**Given task**
Output the first line of the listing and each line after it, up to and including the line that contains "const peak = Math.max(...amounts)", exactly as written, minus the pictures.
- - -
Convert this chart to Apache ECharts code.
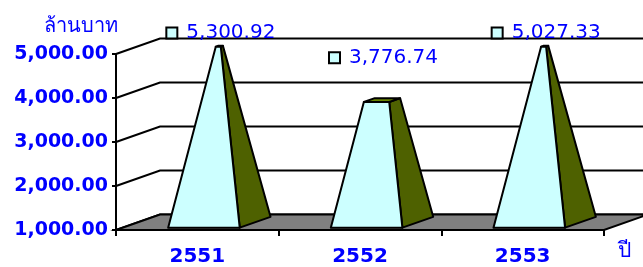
<!DOCTYPE html>
<html>
<head>
<meta charset="utf-8">
<script src="https://cdn.jsdelivr.net/npm/echarts@6/dist/echarts.min.js"></script>
<style>
	html, body { margin: 0; padding: 0; background: #fff; }
	#chart_container { width: 643px; height: 267px; }
</style>
</head>
<body>
<div id="chart_container"></div>
<script>
const years = ["2551", "2552", "2553"]
const amounts = [5300.92, 3776.74, 5027.33]
const yTicks = [1000, 2000, 3000, 4000, 5000]

const yMin = 1000
const yMax = 5000
// oblique depth offset of the floor / back wall
const DX = 44
const DY = -15.5
const blue = "#0000FF"
const peak = Math.max(...amounts)

function fmt(v) {
	return v.toLocaleString("en-US", { minimumFractionDigits: 2, maximumFractionDigits: 2 })
}

function project(api, cat, x, v, d) {
	const y = api.coord([cat, v])[1]
	return [x + d * DX, y + d * DY]
}

function renderWall(params, api) {
	const cs = params.coordSys
	const v = api.value(0)
	const y = api.coord([0, v])[1]
	return {
		type: "polyline",
		shape: { points: [[cs.x, y], [cs.x + DX, y + DY], [cs.x + cs.width + DX + 10, y + DY]] },
		style: { stroke: "#000", lineWidth: 2, fill: null },
	}
}

function renderFloor(params, api) {
	const cs = params.coordSys
	const y = api.coord([0, yMin])[1]
	const l = cs.x
	const r = cs.x + cs.width
	return {
		type: "polygon",
		shape: { points: [[l, y], [r, y], [r + DX, y + DY], [l + DX, y + DY]] },
		style: { fill: "#808080", stroke: "#000", lineWidth: 2 },
	}
}

function renderPyramid(params, api) {
	const cat = api.value(0)
	const val = api.value(1)
	const cx = api.coord([cat, val])[0]
	const w = api.size([1, 0])[0] * 0.44
	const d0 = 0.15
	const d1 = 0.85
	const top = Math.min(val, yMax)
	const s = 1 - (top - yMin) / (peak - yMin)
	const hw = w / 2
	const tw = hw * s
	const td0 = 0.5 - (0.5 - d0) * s
	const td1 = 0.5 + (d1 - 0.5) * s
	const bFL = project(api, cat, cx - hw, yMin, d0)
	const bFR = project(api, cat, cx + hw, yMin, d0)
	const bBR = project(api, cat, cx + hw, yMin, d1)
	const tFL = project(api, cat, cx - tw, top, td0)
	const tFR = project(api, cat, cx + tw, top, td0)
	const tBR = project(api, cat, cx + tw, top, td1)
	const tBL = project(api, cat, cx - tw, top, td1)
	const line = { stroke: "#000", lineWidth: 2, lineJoin: "round" }

	const ax = cx + 0.5 * DX
	const gridTop = api.coord([cat, yMax])[1]
	const ly = Math.max(api.coord([cat, val])[1] - 50, gridTop - 21)
	const left = ax - 53

	return {
		type: "group",
		children: [
			{ type: "polygon", shape: { points: [bFR, bBR, tBR, tFR] }, style: Object.assign({ fill: "#4E6100" }, line) },
			{ type: "polygon", shape: { points: [tFL, tFR, tBR, tBL] }, style: Object.assign({ fill: "#688500" }, line) },
			{ type: "polygon", shape: { points: [bFL, bFR, tFR, tFL] }, style: Object.assign({ fill: "#CCFFFF" }, line) },
			{ type: "rect", shape: { x: left, y: ly - 5.5, width: 11, height: 11 }, style: { fill: "#CCFFFF", stroke: "#000", lineWidth: 2 } },
			{
				type: "text",
				style: {
					text: fmt(val),
					x: left + 20,
					y: ly,
					align: "left",
					verticalAlign: "middle",
					fill: blue,
					font: "20px 'DejaVu Sans'",
				},
			},
		],
	}
}

const chart = echarts.init(document.getElementById("chart_container"))
chart.setOption({
	animation: false,
	grid: { left: 116, right: 39, top: 54, bottom: 37 },
	xAxis: {
		type: "category",
		data: years,
		axisLine: { lineStyle: { color: "#000", width: 2 } },
		axisTick: { show: true, length: 6, lineStyle: { color: "#000", width: 2 } },
		axisLabel: { color: blue, fontWeight: "bold", fontSize: 20, fontFamily: "DejaVu Sans", margin: 17 },
		name: "ปี",
		nameLocation: "end",
		nameGap: 14,
		nameTextStyle: { color: blue, fontSize: 21, verticalAlign: "top", padding: [11, 0, 0, 0] },
	},
	yAxis: {
		type: "value",
		min: yMin,
		max: yMax,
		interval: 1000,
		axisLine: { show: true, lineStyle: { color: "#000", width: 2 } },
		axisTick: { show: true, length: 4, lineStyle: { color: "#000", width: 2 } },
		splitLine: { show: false },
		axisLabel: { color: blue, fontWeight: "bold", fontSize: 19, fontFamily: "DejaVu Sans", margin: 8, formatter: fmt },
		name: "ล้านบาท",
		nameLocation: "end",
		nameGap: 28,
		nameTextStyle: { color: blue, fontSize: 20, align: "right", verticalAlign: "middle", padding: [0, -2, 0, 0] },
	},
	series: [
		{ type: "custom", clip: false, z: 1, data: yTicks.map((v) => [v]), renderItem: renderWall },
		{ type: "custom", clip: false, z: 2, data: [[0]], renderItem: renderFloor },
		{ type: "custom", clip: false, z: 3, data: years.map((y, i) => [i, amounts[i]]), renderItem: renderPyramid },
	],
})
</script>
</body>
</html>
- - -
**Task response**
Convert this chart to Apache ECharts code.
<!DOCTYPE html>
<html>
<head>
<meta charset="utf-8">
<script src="https://cdn.jsdelivr.net/npm/echarts@6/dist/echarts.min.js"></script>
<style>
	html, body { margin: 0; padding: 0; background: #fff; }
	#chart_container { width: 643px; height: 267px; }
</style>
</head>
<body>
<div id="chart_container"></div>
<script>
const years = ["2551", "2552", "2553"]
const amounts = [5300.92, 3776.74, 5027.33]
const yTicks = [1000, 2000, 3000, 4000, 5000]

const yMin = 1000
const yMax = 5000
// oblique depth offset of the floor / back wall
const DX = 44
const DY = -15.5
const blue = "#0000FF"
const peak = Math.max(...amounts)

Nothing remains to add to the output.